Wikipedia in RDF

This blog entry is not quite to do with what Wikipedia in RDF is all about, but the kind of problems that I faced in using it.

When I initially read about the Wikipedia in RDF initiative, I was excited. Imagine being able to download the meta information of ALL the articles of Wikipedia and then being able to query it, analyze it and do anything that you would want to do with it.

I loyally downloaded the gzip for RDF/XML format. The zip file size is 397 MB and the unzipped size is supposed to be 3.7 GB (supposed to be, because I did not have enough space in a single partition to unzip the entire zip. I initially had doubt if XP supports files of this size, but saw some page, which said that the maximum file size is the size of the volume in NTFS partitions).

Ok, here come a host of problems. I conducted my experiments in a 256 MB system. I guess the processor is not bad; it is a 1.7GHz Celeron system.

In order to analyze this file, I should first extract it. I extracted this zip partly (about 800 MB) and then tried to open it in my text editor – SciTE. I was disappointed. The file did not open. I then tried Wordpad (I did not dare to try Notepad!), Vim (for Windows), Edit (from cmd.exe) and Mozilla Firefox.

The best response I got was from Edit (I am not surprized. I have done some tests before and I saw that Edit is the best text editor in Windows!), which clearly said it cannot handle files of that size and it will show the first 65000 odd lines. Decent. I atleast get to view 65000 lines!

The second best response was from Mozilla Firefox. I had some problems here. Firefox tried to parse the file, since it was in RDF. I changed the extension to txt so as to avoid parsing and tried again. Firefox immediately started loading the file. It occupied about 150MB of memory, just before it stopped working.

Vim was bad too. 🙁 The file just did not open and Vim made an abnormal exit.

So I am left with a host of problems before I can start playing with this file.

Is there any text editor that I can use to open this file? I guess there should be SOME editor that does caching and is written specially to load huge files.

Ok, now on to the second problem. I am thinking of making some analysis using this RDF document. In order to do that I should be able to 'load' the entire file in memory (because it requires an XML parsing of RDF), or else I cannot use it. I guess I should use FileChannel to create a map of the file and a pull parser to parse the file.

I have not tried this, but I am cent per cent sure that I will face problems. Size does matter!

Wish me luck. 🙂

Programmable wikis, Application wikis, Situational applications

Heard of Jot? It has been in the news for some time now, calling itself the first true application wiki.

So what's this thing all about and how is it different from normal wikis?

Before we delve into this, we need to know where normal wikis fail and how this new concept of application wikis helps in solving them.

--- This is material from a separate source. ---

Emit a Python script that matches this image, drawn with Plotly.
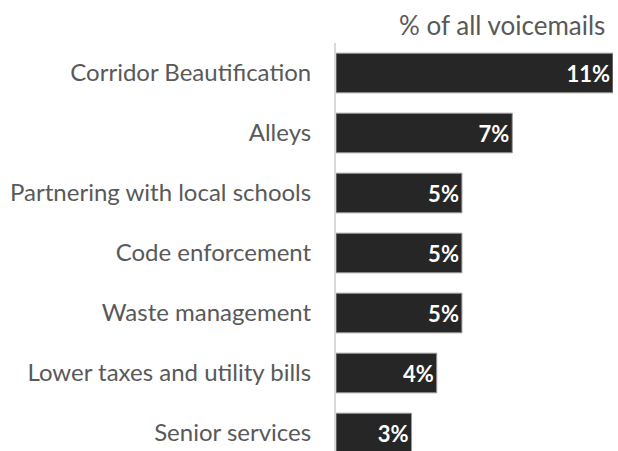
import plotly.graph_objects as go

# Share of voicemails by topic (percent)
topics = [
    "Corridor Beautification",
    "Alleys",
    "Partnering with local schools",
    "Code enforcement",
    "Waste management",
    "Lower taxes and utility bills",
    "Senior services",
]
shares = [11, 7, 5, 5, 5, 4, 3]
share_labels = [f"{v}%" for v in shares]

fig = go.Figure(
    go.Bar(
        x=shares,
        y=topics,
        orientation="h",
        text=share_labels,
        textposition="inside",
        insidetextanchor="end",
        textangle=0,
        textfont=dict(family="Lato", size=22, color="white", weight="bold"),
        marker=dict(color="#262626", line=dict(color="#9a9a9a", width=1)),
        hoverinfo="skip",
    )
)

fig.update_layout(
    width=618,
    height=451,
    margin=dict(l=336, r=5, t=43, b=0),
    paper_bgcolor="white",
    plot_bgcolor="white",
    bargap=0.34,
    showlegend=False,
    font=dict(family="Lato", color="#595959"),
    annotations=[
        dict(
            text="% of all voicemails",
            xref="paper",
            yref="paper",
            x=0.978,
            y=1,
            xanchor="right",
            yanchor="bottom",
            yshift=0,
            showarrow=False,
            font=dict(family="Lato", size=26, color="#595959"),
        )
    ],
)

fig.update_xaxes(
    range=[0, 11.0],
    showgrid=False,
    zeroline=False,
    showticklabels=False,
    showline=False,
    fixedrange=True,
)
fig.update_yaxes(
    categoryorder="array",
    categoryarray=topics,
    range=[6.3, -0.5],
    autorange=False,
    showgrid=False,
    zeroline=False,
    showline=True,
    linecolor="#d9d9d9",
    linewidth=2,
    ticks="",
    ticklabelstandoff=18,
    tickfont=dict(family="Lato", size=24, color="#595959"),
    fixedrange=True,
)

fig.write_html("out.html")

Wikis in their present form contain highly unstructured data. Take the example of Wikipedia. Wikipedia allows users to create pages containing information about just anything in the world.

The information in the wikis would be more useful if it can be used somewhere else. For example, I would want to just double click on a word in my browser and view the definition of it (and not the entire page). Or I might want to relate content in a page with that of another – semantically. I might also want to view content based on my current expertise level (contextual views).

In order for this to happen, we require that wikis be more intelligent. Enter application wikis.

Application wikis bring in the dynamic content aggregation feature that is lacking in current wikis. This means that the data may not even reside in one place. It might be aggregated at runtime. However this is not it. The content might be pushed out as an RSS and people can subscribe to changes made to specific sections of the wiki or maybe mailed to them. The basic idea is to be able to 'program' the wiki to display 'information' dynamically.

This brings in some interesting applications of application wikis. Application wikis can be used, for example to create a page for a conference. This page would contain 'A google map' plugin, which would show the venue on the map, latest news in the form of an RSS feed, the weather information in another portlet, a list of all participants, which might be coming from a database directly, a list of all talks (which might be maintained in a separate database for some reason).

You might note that the data does not actually exist in the wiki at all. The wiki just acts like an aggregator of content.

Now comes the concept of views. As a participant in the conference, I might be given more information about the talks, while a non-participant may get lesser information. A speaker might get a totally different set of information and so for the organizers.

You probably don't even need a Graphical UI to view the data. You might as well have a kind of Query Interface that allows you to view data based on your role and your preferences.

It might be obvious, but let me clarify that the content for a particular page may come from a specific section of some other page. So I could have, say a page on Bangalore, a page on Mysore and a page on Cities in Karnataka, which fetches content from these pages. The moment the content changes in the original pages, the content viewed from the aggregated page also changes.

Yeah, there's nothing special here, it's the traditional MVC pattern applied to Wikis. It had to come some day.

Two initiatives that I know in this field are from Jot and Semantic MediaWiki.

If you are a Web 2.0 or a Semantic web geek, you might have come across this by now, but if you have not, then you got to check this out.